Second, the world of the Folk is both Alice-in-Wonderland-loopy and yet also has a strange internal logic to it all. There are rules in this other world, which may be strange to the reader but do hold together and are passed out to the reader as you delve deeper into the book. Yet you also get the sense any number of strange things can happen in this world, and any number of stories exist within it (apparently, as book 2, Invisible, will be coming out in September 2014).

In addition to these more atmospheric qualities, the main character is refreshing because she actually plays an active role in the story, unlike other books I've read in this genre. I also love how she has "real-world" problems typical of any teenager, and she has "fantastical" problems related to her role in this new world of the Folk. And that she learns things along the way to actively solve her problems.

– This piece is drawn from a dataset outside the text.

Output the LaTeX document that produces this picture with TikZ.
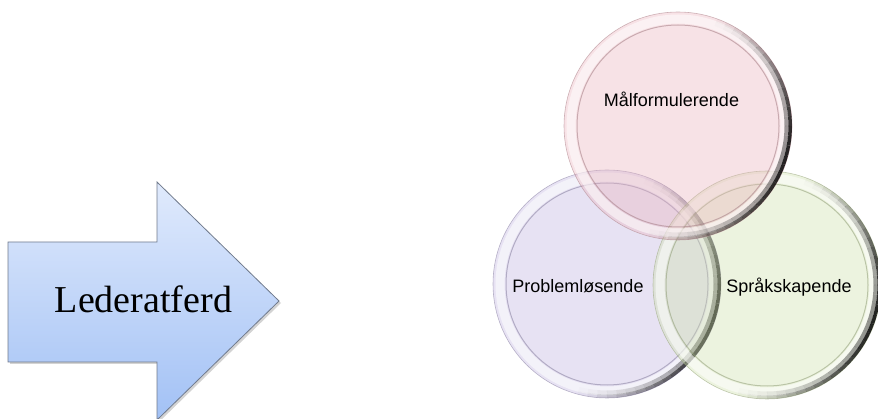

If I had to complain about anything (which explains why I didn't rate it 5 stars), it's this: I find it a stretch as to how accepting Joy is of being attacked by Ink and how their relationship seems to progress rapidly from there. It's a bit of a stretch for me. I don't know if I'd be that accepting.

Aside from that, however, this book gets a great recommendation from me, especially in light of the fact that book 2 will be coming out soon. Hurry up and grab this one while you still have time.